Burn Control in Fusion Reactors Using Simultaneous Boundary and Distributed Actuation

M. D. Boyer and E. Schuster

52nd IEEE Conference on Decision and Control

Florence, Italy, December 10-13, 2013

Abstract

The control of the plasma density and temperature profiles is one of the fundamental problems in nuclear fusion reactors. During reactor operation, the spatial profiles of deuterium-tritium fuel, alpha particles generated by fusion reactions, and energy must be precisely regulated. In this work we combine distributed actuation with a backstepping boundary control law to stabilize an unstable equilibrium in a burning plasma. Disturbance estimation update laws are included to improve disturbance rejection and tracking. A one-dimensional approximation of the transport equation for energy, as well as for the densities of deuterium-tritium fuel ions and alpha particles, is represented in cylindrical coordinates by a system of partial differential equations (PDEs).
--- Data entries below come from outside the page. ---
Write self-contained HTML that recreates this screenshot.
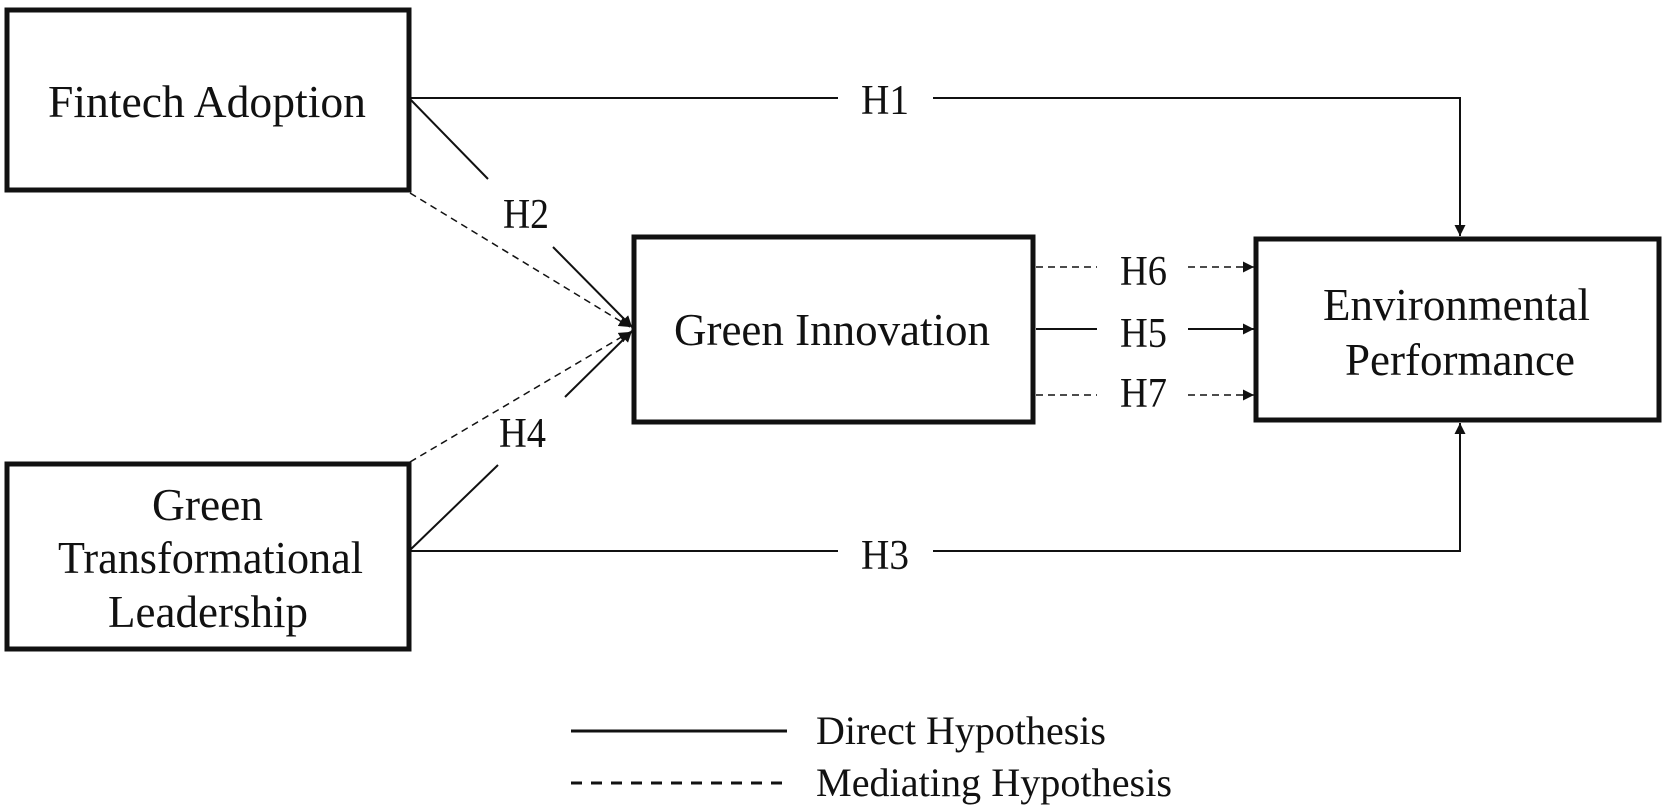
<!DOCTYPE html>
<html><head><meta charset="utf-8"><style>
html,body{margin:0;padding:0;background:#fff;}
svg{display:block;}
text{font-family:"Liberation Serif",serif;fill:#111;}
</style></head><body>
<svg width="1667" height="806" viewBox="0 0 1667 806" xmlns="http://www.w3.org/2000/svg">
<defs>
<marker id="a" viewBox="0 0 10 10" refX="10" refY="5" markerWidth="11" markerHeight="11" markerUnits="userSpaceOnUse" orient="auto"><path d="M0,0 L10,5 L0,10 z" fill="#111"/></marker>
</defs>
<g fill="none" stroke="#111" stroke-width="5">
<rect x="7" y="10" width="402" height="180"/>
<rect x="7" y="464" width="402" height="185"/>
<rect x="634" y="237" width="399" height="185"/>
<rect x="1256" y="239" width="403" height="181"/>
</g>
<g fill="none" stroke="#111" stroke-width="2">
<path d="M409,98 H838"/>
<path d="M933,98 H1460 V236" marker-end="url(#a)"/>
<path d="M409,551 H838"/>
<path d="M933,551 H1460 V423" marker-end="url(#a)"/>
<path d="M409,98 L488,179"/>
<path d="M553,247 L632,327" marker-end="url(#a)"/>
<path d="M409,551 L498,465"/>
<path d="M565,397 L632,331" marker-end="url(#a)"/>
<path d="M1036,329 H1097"/>
<path d="M1188,329 H1254" marker-end="url(#a)"/>
</g>
<g fill="none" stroke="#111" stroke-width="1.5" stroke-dasharray="7,5">
<path d="M410,193 L630,327" marker-end="url(#a)"/>
<path d="M410,462 L630,332" marker-end="url(#a)"/>
<path d="M1036,267 H1097"/>
<path d="M1188,267 H1254" marker-end="url(#a)"/>
<path d="M1036,395 H1097"/>
<path d="M1188,395 H1254" marker-end="url(#a)"/>
</g>
<g font-size="46">
<text x="48" y="117" textLength="318" lengthAdjust="spacingAndGlyphs">Fintech Adoption</text>
<text x="674" y="345" textLength="316" lengthAdjust="spacingAndGlyphs">Green Innovation</text>
<text x="1323" y="320" textLength="267" lengthAdjust="spacingAndGlyphs">Environmental</text>
<text x="1345" y="375" textLength="230" lengthAdjust="spacingAndGlyphs">Performance</text>
<text x="152" y="520" textLength="111" lengthAdjust="spacingAndGlyphs">Green</text>
<text x="58" y="573" textLength="305" lengthAdjust="spacingAndGlyphs">Transformational</text>
<text x="108" y="627" textLength="200" lengthAdjust="spacingAndGlyphs">Leadership</text>
</g>
<g font-size="42">
<text x="861" y="114" textLength="48" lengthAdjust="spacingAndGlyphs">H1</text>
<text x="861" y="569" textLength="48" lengthAdjust="spacingAndGlyphs">H3</text>
<text x="503" y="228" textLength="46" lengthAdjust="spacingAndGlyphs">H2</text>
<text x="499" y="447" textLength="47" lengthAdjust="spacingAndGlyphs">H4</text>
<text x="1120" y="285" textLength="47" lengthAdjust="spacingAndGlyphs">H6</text>
<text x="1120" y="347" textLength="47" lengthAdjust="spacingAndGlyphs">H5</text>
<text x="1120" y="407" textLength="47" lengthAdjust="spacingAndGlyphs">H7</text>
</g>
<path d="M571,731 H787" stroke="#111" stroke-width="3"/>
<path d="M571,783 H787" stroke="#111" stroke-width="3" stroke-dasharray="11,9"/>
<g font-size="40">
<text x="816" y="744" textLength="290" lengthAdjust="spacingAndGlyphs">Direct Hypothesis</text>
<text x="816" y="796" textLength="356" lengthAdjust="spacingAndGlyphs">Mediating Hypothesis</text>
</g>
</svg>
</body></html>
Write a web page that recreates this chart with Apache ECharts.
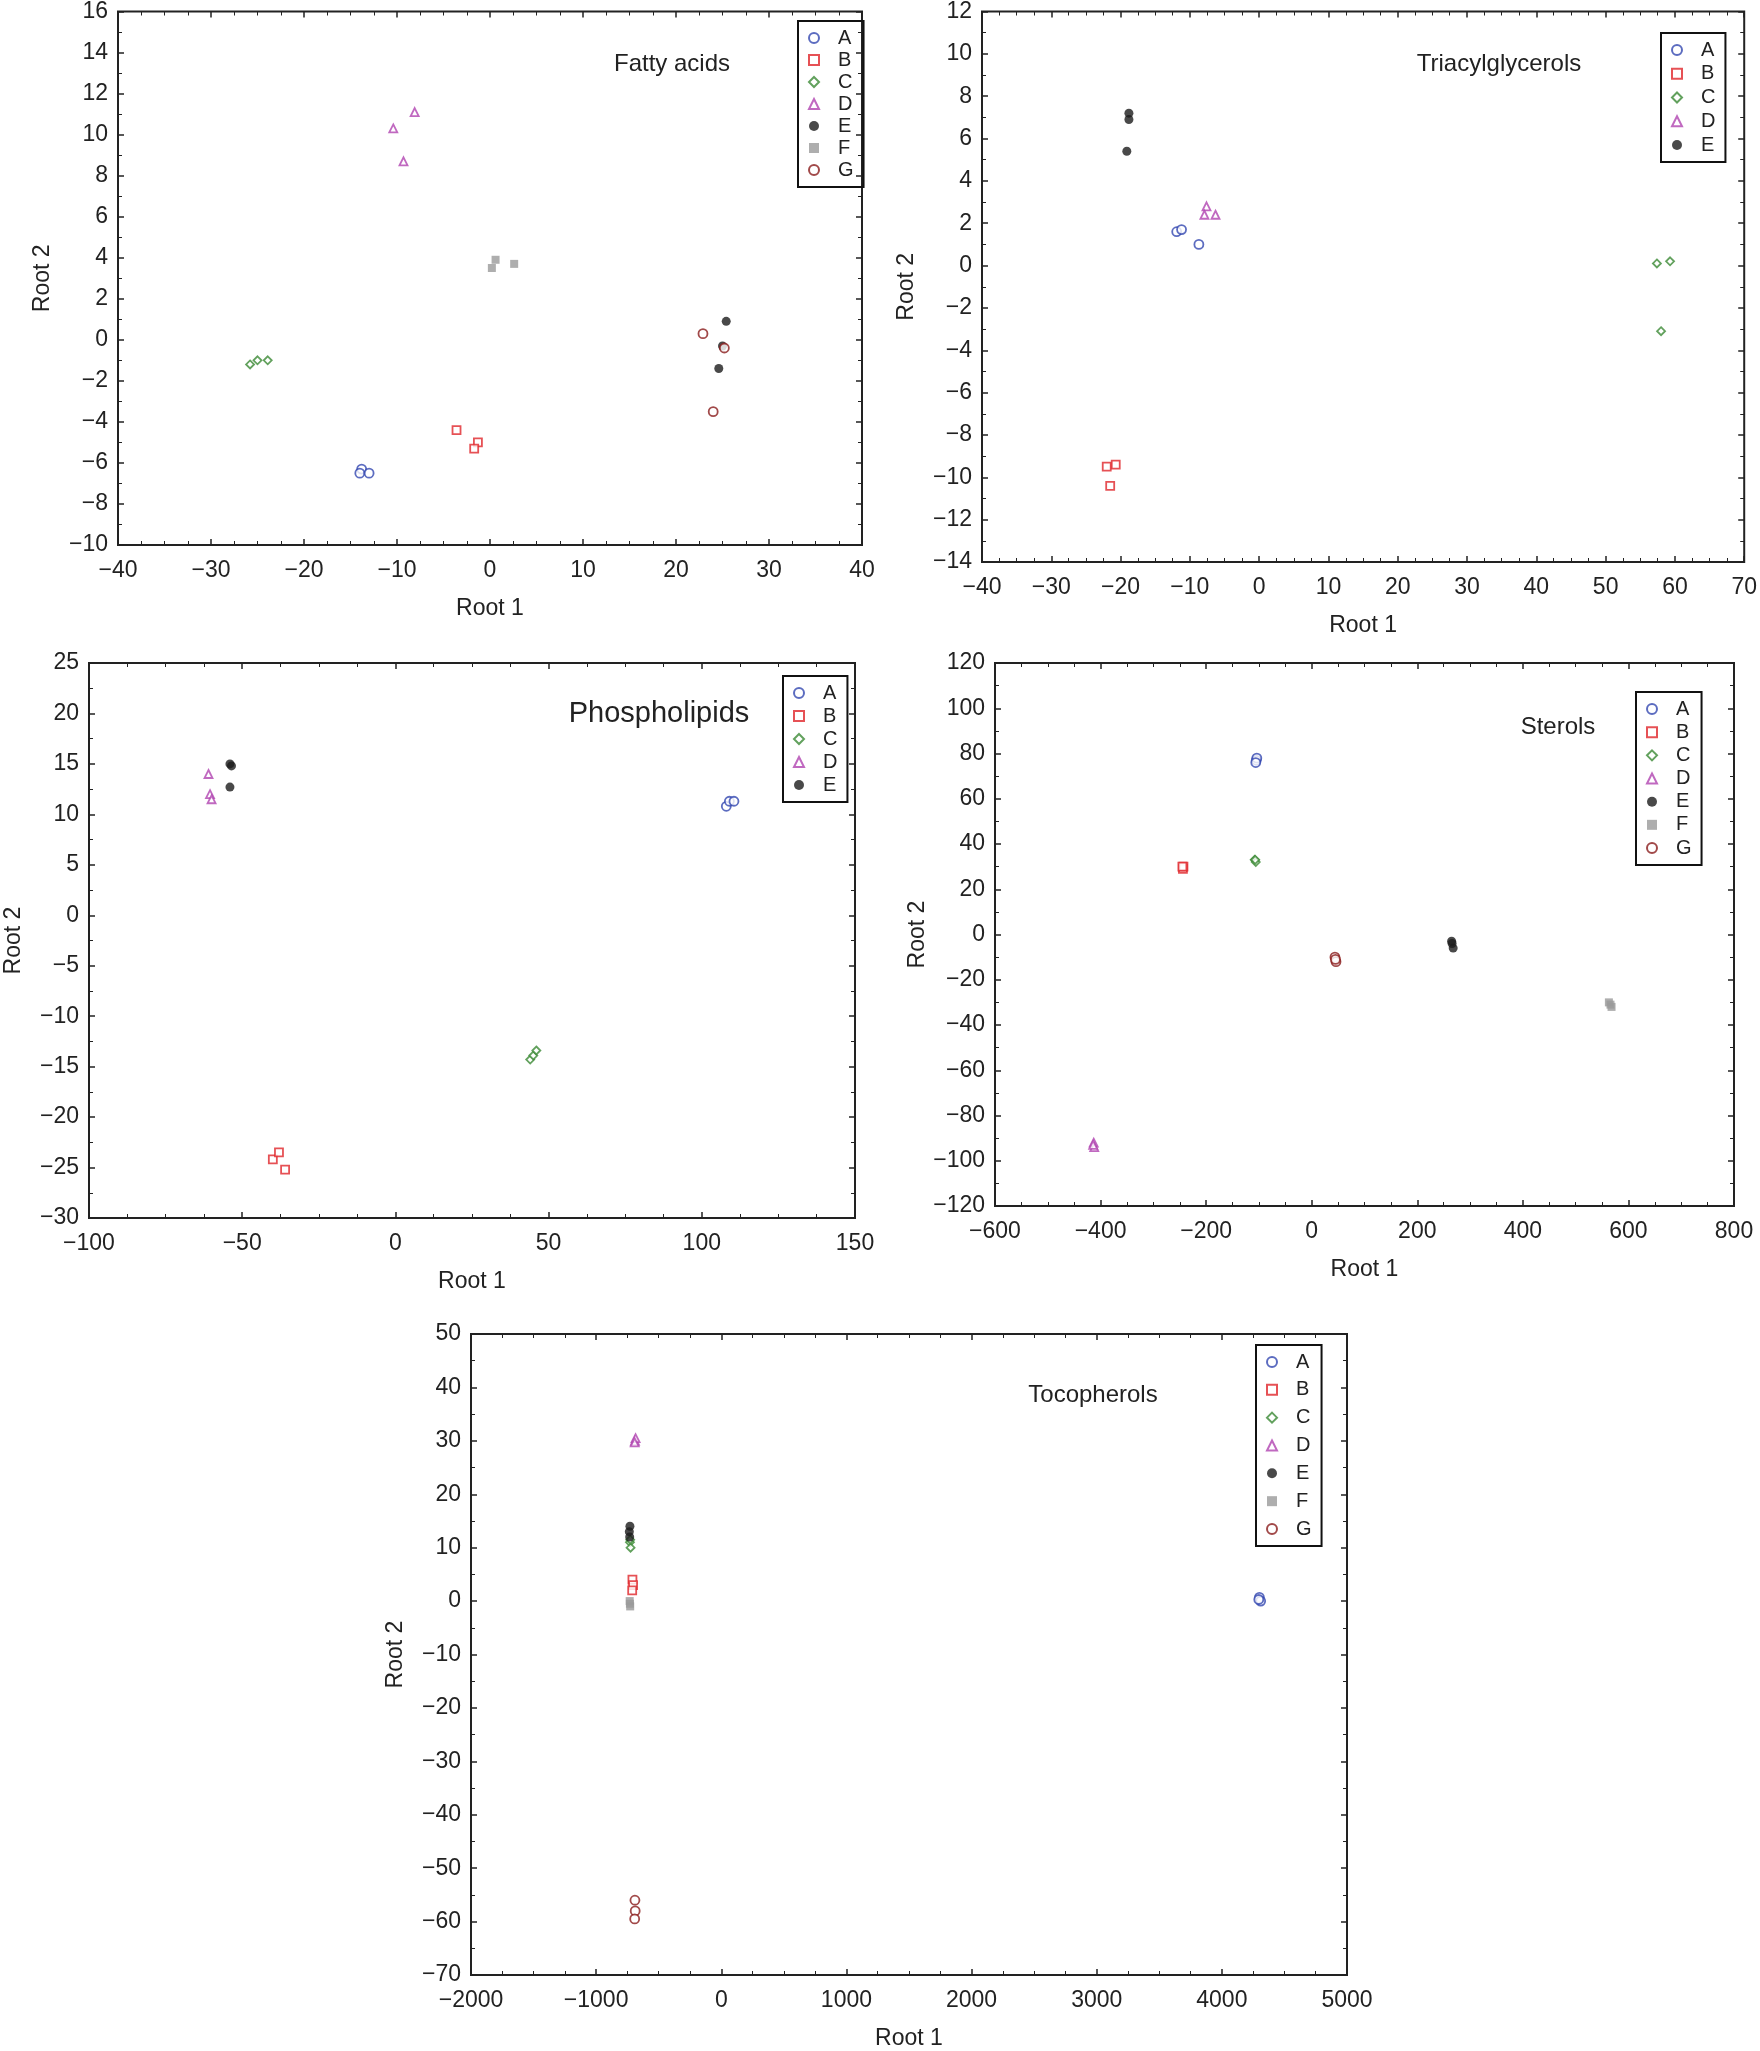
<!DOCTYPE html>
<html><head><meta charset="utf-8">
<script src="https://cdn.jsdelivr.net/npm/echarts@6/dist/echarts.min.js"></script>
<style>html,body{margin:0;background:#fff}#c{width:1760px;height:2051px}</style>
</head><body><div id="c"></div>
<script>
const groups = ['A','B','C','D','E','F','G'];
const colors = {A:'#3347b0',B:'#e0262b',C:'#3b8a35',D:'#b044b0',E:'#1c1c1c',F:'#9a9a9a',G:'#8a1c1c'};
const symbols = {A:'circle',B:'rect',C:'diamond',D:'triangle',E:'circle',F:'rect',G:'circle'};
const filled = {E:true,F:true};

const fattyAcids = {
  A:[[-13.8,-6.3],[-14,-6.5],[-13,-6.5]],
  B:[[-3.6,-4.4],[-1.3,-5.0],[-1.7,-5.3]],
  C:[[-25.8,-1.2],[-25,-1],[-23.9,-1]],
  D:[[-10.4,10.3],[-8.1,11.1],[-9.3,8.7]],
  E:[[25.4,0.9],[25,-0.3],[24.6,-1.4]],
  F:[[0.6,3.9],[0.2,3.5],[2.6,3.7]],
  G:[[22.9,0.3],[25.2,-0.4],[24,-3.5]]
};
const triacylglycerols = {
  A:[[-11.9,1.6],[-11.2,1.7],[-8.7,1.0]],
  B:[[-22,-9.5],[-20.7,-9.4],[-21.5,-10.4]],
  C:[[57.4,0.1],[59.3,0.2],[58,-3.1]],
  D:[[-7.6,2.8],[-7.9,2.4],[-6.3,2.4]],
  E:[[-18.8,7.2],[-18.8,6.9],[-19.1,5.4]]
};
const phospholipids = {
  A:[[108,10.8],[109,11.3],[110.5,11.3]],
  B:[[-40,-24.2],[-38,-23.5],[-36,-25.2]],
  C:[[44,-14.3],[45,-13.9],[46,-13.4]],
  D:[[-61,14],[-60.5,12],[-60,11.5]],
  E:[[-54,15],[-53.5,14.8],[-54,12.7]]
};
const sterols = {
  A:[[-105,77],[-104,78],[-106,76]],
  B:[[-244,29],[-243,30],[-245,30]],
  C:[[-108,33],[-106,32],[-107,33]],
  D:[[-413,-92],[-412,-94],[-414,-93]],
  E:[[266,-4],[268,-6],[265,-3]],
  F:[[563,-30],[568,-32],[566,-31]],
  G:[[44,-10],[46,-12],[45,-11]]
};
const tocopherols = {
  A:[[4300,0.7],[4310,0],[4295,0.3]],
  B:[[-710,4],[-705,3],[-712,2]],
  C:[[-730,11],[-725,10],[-728,11.5]],
  D:[[-690,30],[-685,30.5],[-692,29.7]],
  E:[[-730,14],[-735,13],[-732,12]],
  F:[[-730,-0.5],[-728,-1],[-732,0]],
  G:[[-690,-56],[-688,-58],[-692,-59.5]]
};

const panels = [
  {title:'Fatty acids',data:fattyAcids,x:[-40,40,10],y:[-10,16,2],grid:[118,9,862,545],tp:[667,59,24],lg:[798,21,187]},
  {title:'Triacylglycerols',data:triacylglycerols,x:[-40,70,10],y:[-14,12,2],grid:[982,9,1746,562],tp:[1494,59,24],lg:[1661,33,162]},
  {title:'Phospholipids',data:phospholipids,x:[-100,150,50],y:[-30,25,5],grid:[89,663,855,1218],tp:[654,709,29],lg:[783,676,802]},
  {title:'Sterols',data:sterols,x:[-600,800,200],y:[-120,120,20],grid:[995,663,1734,1206],tp:[1553,722,24],lg:[1636,692,865]},
  {title:'Tocopherols',data:tocopherols,x:[-2000,5000,1000],y:[-70,50,10],grid:[471,1334,1347,1975],tp:[1088,1390,24],lg:[1256,1345,1546]}
];

const font = '"Liberation Sans", Arial, sans-serif';
const opt = {animation:false,backgroundColor:'#fff',grid:[],xAxis:[],yAxis:[],series:[],legend:[],title:[]};
const lab = {color:'#222',fontSize:23,fontFamily:font};
panels.forEach((p,i)=>{
  const [l,t,r,b] = p.grid;
  opt.grid.push({left:l,top:t,width:r-l,height:b-t,show:true,borderColor:'#222',borderWidth:2,backgroundColor:'transparent'});
  const ax = (rng,name,isY,pos,showLab)=>({type:'value',gridIndex:i,min:rng[0],max:rng[1],interval:rng[2],position:pos,
    name:showLab?name:'',nameLocation:'middle',nameGap:isY?64:52,nameRotate:isY?90:0,
    nameTextStyle:{color:'#222',fontSize:23,fontFamily:font},
    axisLine:{show:false,onZero:false},axisTick:{show:true,inside:true,length:6,lineStyle:{color:'#222',width:1.5}},
    minorTick:{show:true,splitNumber:isY?2:4,length:4,lineStyle:{color:'#222'}},
    splitLine:{show:false},axisLabel:Object.assign({show:showLab,margin:isY?10:14,formatter:v=>String(v).replace('-','\u2212')},lab)});
  opt.xAxis.push(ax(p.x,'Root 1',false,'bottom',true));
  opt.xAxis.push(ax(p.x,'Root 1',false,'top',false));
  opt.yAxis.push(ax(p.y,'Root 2',true,'left',true));
  opt.yAxis.push(ax(p.y,'Root 2',true,'right',false));
  const names = groups.filter(g=>p.data[g]);
  names.forEach(g=>{
    opt.series.push({type:'scatter',name:g,xAxisIndex:2*i,yAxisIndex:2*i,data:p.data[g],
      symbol:symbols[g],symbolSize:symbols[g]==='circle'?9:8,
      itemStyle:{color:filled[g]?colors[g]:'#fff',borderColor:colors[g],borderWidth:filled[g]?0:1.8}});
  });
  const lh = p.lg[2]-p.lg[1];
  const rowH = 20;
  opt.legend.push({orient:'vertical',left:p.lg[0],top:p.lg[1],data:names,
    itemWidth:10,itemHeight:10,itemGap:Math.max(0,(lh-14-names.length*rowH)/(names.length-1)),padding:[7,10,7,10],
    borderColor:'#111',borderWidth:2,selectedMode:false,
    textStyle:{color:'#222',fontSize:20,fontFamily:font,lineHeight:rowH,padding:[0,0,0,14]}});
  opt.title.push({text:p.title,left:p.tp[0],top:p.tp[1],textAlign:'center',textVerticalAlign:'middle',
    textStyle:{color:'#222',fontSize:p.tp[2],fontWeight:'normal',fontFamily:font}});
});
echarts.init(document.getElementById('c')).setOption(opt);
</script></body></html>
The PDE system is discretized in space using a finite difference method and a backstepping design is applied to obtain a discrete transformation from the original system into a particular target system chosen to facilitate the use of additional actuators distributed throughout the plasma. Numerical simulations show that a controller designed on a very coarse grid can stabilize the system and that distributed actuation improves the system response.